Proposed NYSE Changes Impact on Canadian Issuers
October 21 2002
The New York Stock Exchange (NYSE) Corporate Accountability and Listing Standards
Committee recently released its report
recommending certain changes to its listing standards. The new listing standards
would require companies listed on the NYSE (other than foreign private issuers)
to adopt specified governance practices as a condition of listing. The changes
are significant and impose requirements which differ in many respects from those
to which Canadian companies listed on the Toronto Stock Exchange (TSX) are subject.

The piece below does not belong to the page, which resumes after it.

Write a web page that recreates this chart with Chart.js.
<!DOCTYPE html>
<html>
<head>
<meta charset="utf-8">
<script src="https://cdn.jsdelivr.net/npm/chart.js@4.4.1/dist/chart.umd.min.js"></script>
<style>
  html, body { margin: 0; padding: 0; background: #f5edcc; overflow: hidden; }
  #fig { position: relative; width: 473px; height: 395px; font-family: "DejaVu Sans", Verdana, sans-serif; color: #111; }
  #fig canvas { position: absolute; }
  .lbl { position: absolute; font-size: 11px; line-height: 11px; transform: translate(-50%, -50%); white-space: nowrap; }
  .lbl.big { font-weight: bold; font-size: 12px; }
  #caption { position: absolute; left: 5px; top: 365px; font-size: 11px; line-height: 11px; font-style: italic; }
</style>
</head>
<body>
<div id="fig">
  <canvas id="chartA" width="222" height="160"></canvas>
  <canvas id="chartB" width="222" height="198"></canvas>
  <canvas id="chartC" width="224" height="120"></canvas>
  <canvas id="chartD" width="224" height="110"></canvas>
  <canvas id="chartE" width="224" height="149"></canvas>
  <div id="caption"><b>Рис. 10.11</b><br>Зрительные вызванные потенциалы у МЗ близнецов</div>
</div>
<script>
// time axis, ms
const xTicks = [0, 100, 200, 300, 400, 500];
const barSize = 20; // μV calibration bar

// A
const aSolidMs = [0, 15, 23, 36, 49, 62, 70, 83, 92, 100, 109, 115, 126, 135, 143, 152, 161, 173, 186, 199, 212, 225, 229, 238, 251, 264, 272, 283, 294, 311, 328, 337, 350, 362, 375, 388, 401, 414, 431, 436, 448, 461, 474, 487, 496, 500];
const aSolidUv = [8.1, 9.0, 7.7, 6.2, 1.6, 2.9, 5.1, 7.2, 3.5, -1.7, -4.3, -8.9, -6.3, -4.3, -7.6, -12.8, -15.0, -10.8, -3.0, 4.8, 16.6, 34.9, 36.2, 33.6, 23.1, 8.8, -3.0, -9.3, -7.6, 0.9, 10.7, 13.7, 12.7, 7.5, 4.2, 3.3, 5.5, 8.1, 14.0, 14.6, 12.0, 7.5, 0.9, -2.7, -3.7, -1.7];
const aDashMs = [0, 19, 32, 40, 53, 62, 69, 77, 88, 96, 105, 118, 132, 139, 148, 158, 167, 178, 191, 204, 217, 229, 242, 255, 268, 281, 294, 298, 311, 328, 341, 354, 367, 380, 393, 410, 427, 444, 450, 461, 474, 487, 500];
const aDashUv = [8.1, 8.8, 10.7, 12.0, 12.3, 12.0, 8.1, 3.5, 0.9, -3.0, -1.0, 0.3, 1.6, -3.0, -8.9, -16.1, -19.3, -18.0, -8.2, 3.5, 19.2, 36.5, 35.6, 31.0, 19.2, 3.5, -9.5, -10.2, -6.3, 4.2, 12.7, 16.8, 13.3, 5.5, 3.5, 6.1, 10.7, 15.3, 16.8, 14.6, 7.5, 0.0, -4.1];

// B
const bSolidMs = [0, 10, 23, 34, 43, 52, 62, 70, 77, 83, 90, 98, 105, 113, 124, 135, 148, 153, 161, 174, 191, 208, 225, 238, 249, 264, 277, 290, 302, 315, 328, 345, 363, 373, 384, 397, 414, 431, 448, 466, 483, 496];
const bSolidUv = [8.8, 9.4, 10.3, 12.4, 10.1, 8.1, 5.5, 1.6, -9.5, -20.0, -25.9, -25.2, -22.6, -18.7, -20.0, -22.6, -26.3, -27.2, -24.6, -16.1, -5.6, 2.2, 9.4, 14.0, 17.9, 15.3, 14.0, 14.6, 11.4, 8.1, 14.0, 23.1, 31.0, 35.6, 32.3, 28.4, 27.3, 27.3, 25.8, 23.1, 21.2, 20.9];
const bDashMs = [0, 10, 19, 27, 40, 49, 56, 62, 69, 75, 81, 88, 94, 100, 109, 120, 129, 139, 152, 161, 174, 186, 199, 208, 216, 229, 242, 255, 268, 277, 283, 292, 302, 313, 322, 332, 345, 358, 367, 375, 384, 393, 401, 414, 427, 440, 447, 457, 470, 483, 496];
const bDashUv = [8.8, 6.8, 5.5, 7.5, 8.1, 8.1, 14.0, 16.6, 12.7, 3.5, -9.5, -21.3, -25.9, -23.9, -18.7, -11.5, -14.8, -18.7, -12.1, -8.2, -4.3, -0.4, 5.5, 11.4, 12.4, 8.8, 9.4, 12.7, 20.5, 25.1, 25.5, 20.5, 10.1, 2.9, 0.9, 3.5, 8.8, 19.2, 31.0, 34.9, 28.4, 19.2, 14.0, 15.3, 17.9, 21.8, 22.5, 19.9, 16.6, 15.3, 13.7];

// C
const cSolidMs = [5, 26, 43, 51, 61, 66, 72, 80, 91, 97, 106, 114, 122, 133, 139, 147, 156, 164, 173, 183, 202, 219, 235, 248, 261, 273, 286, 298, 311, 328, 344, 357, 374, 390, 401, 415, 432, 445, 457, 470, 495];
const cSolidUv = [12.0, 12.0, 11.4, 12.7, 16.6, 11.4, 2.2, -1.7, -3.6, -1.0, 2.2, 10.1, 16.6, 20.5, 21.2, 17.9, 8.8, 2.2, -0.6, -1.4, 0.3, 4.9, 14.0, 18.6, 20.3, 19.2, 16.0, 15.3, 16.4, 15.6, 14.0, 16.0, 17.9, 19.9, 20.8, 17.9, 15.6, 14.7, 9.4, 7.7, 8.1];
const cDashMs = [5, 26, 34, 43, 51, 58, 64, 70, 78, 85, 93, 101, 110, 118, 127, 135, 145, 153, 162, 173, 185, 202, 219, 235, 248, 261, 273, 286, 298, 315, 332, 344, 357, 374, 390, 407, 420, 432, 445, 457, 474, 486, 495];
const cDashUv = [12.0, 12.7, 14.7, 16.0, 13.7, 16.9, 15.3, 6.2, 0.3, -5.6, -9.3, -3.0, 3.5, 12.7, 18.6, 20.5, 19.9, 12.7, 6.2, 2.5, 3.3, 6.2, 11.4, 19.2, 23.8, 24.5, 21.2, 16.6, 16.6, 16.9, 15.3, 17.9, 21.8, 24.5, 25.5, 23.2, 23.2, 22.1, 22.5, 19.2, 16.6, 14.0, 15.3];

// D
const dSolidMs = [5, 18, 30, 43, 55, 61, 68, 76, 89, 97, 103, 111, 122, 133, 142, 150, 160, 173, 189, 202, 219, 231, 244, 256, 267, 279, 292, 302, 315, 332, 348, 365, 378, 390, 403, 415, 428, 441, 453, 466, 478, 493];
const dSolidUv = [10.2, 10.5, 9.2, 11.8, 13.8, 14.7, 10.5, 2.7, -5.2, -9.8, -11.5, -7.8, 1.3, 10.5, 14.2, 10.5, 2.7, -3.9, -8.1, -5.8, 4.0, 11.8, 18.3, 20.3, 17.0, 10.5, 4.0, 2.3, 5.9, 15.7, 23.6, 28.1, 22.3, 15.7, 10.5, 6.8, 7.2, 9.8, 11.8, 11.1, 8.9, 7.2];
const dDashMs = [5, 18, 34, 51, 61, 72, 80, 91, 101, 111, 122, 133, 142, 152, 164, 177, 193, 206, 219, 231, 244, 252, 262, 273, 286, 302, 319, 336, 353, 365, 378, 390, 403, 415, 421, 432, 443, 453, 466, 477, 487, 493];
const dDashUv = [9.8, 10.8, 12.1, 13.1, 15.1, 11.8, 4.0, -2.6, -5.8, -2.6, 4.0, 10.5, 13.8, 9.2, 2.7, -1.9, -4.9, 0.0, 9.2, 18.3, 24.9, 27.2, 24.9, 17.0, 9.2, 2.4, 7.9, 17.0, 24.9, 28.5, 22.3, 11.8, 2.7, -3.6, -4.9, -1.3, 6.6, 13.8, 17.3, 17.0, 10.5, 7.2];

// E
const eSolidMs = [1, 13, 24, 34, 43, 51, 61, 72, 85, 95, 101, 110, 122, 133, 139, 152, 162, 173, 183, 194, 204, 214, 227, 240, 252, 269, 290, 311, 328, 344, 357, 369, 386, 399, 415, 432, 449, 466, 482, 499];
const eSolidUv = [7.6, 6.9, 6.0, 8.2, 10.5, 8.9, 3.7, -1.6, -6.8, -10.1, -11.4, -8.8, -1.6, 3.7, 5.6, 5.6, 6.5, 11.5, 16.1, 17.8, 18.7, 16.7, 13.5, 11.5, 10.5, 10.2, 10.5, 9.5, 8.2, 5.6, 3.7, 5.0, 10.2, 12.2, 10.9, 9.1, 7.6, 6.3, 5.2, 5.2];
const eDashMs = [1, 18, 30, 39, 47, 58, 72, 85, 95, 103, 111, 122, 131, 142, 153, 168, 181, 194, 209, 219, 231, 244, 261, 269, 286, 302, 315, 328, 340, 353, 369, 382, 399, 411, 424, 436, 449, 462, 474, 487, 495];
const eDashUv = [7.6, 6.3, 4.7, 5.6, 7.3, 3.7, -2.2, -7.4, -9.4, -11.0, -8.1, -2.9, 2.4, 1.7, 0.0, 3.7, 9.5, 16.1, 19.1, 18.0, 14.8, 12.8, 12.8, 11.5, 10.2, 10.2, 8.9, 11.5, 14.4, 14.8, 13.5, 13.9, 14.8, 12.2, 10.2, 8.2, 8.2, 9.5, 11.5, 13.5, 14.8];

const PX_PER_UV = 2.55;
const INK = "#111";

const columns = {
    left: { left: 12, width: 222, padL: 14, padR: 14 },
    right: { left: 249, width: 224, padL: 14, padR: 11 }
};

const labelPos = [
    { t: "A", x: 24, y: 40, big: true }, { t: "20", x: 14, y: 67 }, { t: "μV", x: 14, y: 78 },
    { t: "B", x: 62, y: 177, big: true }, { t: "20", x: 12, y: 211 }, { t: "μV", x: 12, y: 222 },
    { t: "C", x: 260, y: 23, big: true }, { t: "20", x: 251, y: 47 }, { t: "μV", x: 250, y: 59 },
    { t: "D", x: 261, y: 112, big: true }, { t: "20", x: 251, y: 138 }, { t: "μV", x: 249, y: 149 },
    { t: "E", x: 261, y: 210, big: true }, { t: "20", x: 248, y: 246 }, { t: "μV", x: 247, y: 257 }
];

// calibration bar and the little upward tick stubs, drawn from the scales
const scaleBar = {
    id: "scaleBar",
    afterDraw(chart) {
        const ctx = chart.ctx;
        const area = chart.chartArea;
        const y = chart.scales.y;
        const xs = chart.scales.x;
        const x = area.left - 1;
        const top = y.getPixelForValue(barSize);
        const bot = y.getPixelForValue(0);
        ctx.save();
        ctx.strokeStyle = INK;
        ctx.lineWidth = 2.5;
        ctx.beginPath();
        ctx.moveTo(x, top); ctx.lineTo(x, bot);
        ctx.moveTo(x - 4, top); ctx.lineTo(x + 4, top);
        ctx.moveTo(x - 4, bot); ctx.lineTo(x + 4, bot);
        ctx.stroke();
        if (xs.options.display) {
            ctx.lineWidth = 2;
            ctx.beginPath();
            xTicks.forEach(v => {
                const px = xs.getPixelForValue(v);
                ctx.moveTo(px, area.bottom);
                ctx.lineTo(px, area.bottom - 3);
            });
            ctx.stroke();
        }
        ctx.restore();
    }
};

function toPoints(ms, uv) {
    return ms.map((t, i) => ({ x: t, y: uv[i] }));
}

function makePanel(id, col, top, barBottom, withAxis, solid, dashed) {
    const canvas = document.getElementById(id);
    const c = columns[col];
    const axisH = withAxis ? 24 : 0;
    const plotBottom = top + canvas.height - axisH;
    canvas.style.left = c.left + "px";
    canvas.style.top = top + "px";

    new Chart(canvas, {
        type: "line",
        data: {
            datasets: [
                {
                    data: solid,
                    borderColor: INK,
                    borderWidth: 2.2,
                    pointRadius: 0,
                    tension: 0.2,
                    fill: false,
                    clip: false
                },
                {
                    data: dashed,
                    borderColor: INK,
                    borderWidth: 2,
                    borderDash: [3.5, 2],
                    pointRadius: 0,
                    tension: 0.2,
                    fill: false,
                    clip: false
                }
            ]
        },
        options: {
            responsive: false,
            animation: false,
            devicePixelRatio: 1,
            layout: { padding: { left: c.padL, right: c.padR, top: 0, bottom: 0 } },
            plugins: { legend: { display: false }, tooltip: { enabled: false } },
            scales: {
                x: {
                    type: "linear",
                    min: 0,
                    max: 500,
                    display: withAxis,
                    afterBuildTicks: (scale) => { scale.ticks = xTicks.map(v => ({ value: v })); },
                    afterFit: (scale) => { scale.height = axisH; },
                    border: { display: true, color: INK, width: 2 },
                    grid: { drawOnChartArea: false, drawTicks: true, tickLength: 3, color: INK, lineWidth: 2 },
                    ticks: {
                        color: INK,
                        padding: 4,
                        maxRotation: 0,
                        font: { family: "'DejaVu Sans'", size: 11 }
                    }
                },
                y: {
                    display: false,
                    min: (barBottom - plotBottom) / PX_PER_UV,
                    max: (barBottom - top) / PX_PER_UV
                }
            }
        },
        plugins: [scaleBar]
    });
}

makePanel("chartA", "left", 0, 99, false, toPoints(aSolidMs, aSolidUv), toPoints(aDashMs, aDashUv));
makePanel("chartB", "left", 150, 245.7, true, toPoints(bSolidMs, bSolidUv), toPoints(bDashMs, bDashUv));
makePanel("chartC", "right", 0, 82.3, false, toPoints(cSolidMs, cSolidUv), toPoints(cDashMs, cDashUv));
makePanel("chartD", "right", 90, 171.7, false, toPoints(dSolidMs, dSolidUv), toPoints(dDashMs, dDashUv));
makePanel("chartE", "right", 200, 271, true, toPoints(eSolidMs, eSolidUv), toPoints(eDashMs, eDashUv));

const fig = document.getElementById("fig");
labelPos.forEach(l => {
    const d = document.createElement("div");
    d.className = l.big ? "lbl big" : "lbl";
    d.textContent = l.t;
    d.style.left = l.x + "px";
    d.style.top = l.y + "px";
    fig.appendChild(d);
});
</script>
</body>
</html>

Some of the major differences that will emerge between corporate governance regulation
in Canada and the United States if the report's recommendations are adopted are as follows:
- Although many of the practices recommended in the NYSE report are consistent
with Canadian governance standards, they are not mandated practices in Canada.
There is currently no initiative underway to impose any additional corporate
governance requirements in Canada. The TSX guidelines are simply disclosure
requirements - listed companies must disclose their governance practices and
the extent to which they differ from those recommended in the guidelines.
The TSX guidelines take the approach that 'one size does not fit all'.
In contrast, the NYSE report recommends the imposition of certain uniform
governance standards for its domestic listed companies.
- The TSX guidelines impose no particular restrictions on significant shareholders,
other than recommending that if an issuer has a significant shareholder, then
a number of its directors should be unrelated to both the issuer and the significant
shareholder. The NYSE report would require that an audit committee member
not vote in audit committee proceedings or act as chair of the audit committee
where he or she is "associated with a shareholder owning 20% or more
of the listed company's equity".
- The NYSE report continues the trend towards establishing objective standards,
particularly in the determination of director independence. Although the board
of an NYSE-listed company would have the responsibility for determining whether
a director was independent, certain relationships would automatically preclude
a director from being considered as such. The TSX guidelines make the board
of directors responsible for determining each director's unrelated (independent)
status, without providing any so-called 'bright line' tests or other guidance.
- The NYSE report assigns sole responsibility for hiring and firing the listed
company's independent auditor to the audit committee, although this remains
subject to shareholder ratification where required in accordance with applicable
state and federal law. This provision is intended to reduce the influence of interested
board members in favour of independent directors on the audit committee, and
would prohibit the board from delegating this responsibility to management.
In contrast, the TSX guidelines are silent on the retention and termination
of auditors, which remains a power of appointment of shareholders under
applicable corporate statutes, exercised at a listed company's annual meeting.
The amendments to the TSX guidelines currently under consideration include,
as a practice note, a statement that the audit charter should specify that
the external auditor is ultimately accountable to the board of directors and audit committee, as representatives of the shareholders.
- The NYSE report would impose certain restrictions on the type of compensation
that members of the audit committee could receive. The TSX guidelines provide
only that the board should review the adequacy and form of director compensation
and ensure that it realistically reflects the responsibilities and risk of
being a director.
- The TSX guidelines do not require certification by the chief executive officer of the material
truth and accuracy of investor information or the existence of procedures
to ensure such, as is proposed in the NYSE report.
- The TSX guidelines do not deal with the adoption of a code of business conduct
and ethics, in contrast to the NYSE report which requires listed companies
to adopt and publish their codes (as well as key committee charters).
The TSX guidelines recommend that audit committees adopt a charter, but without
any requirement to disclose the charter itself.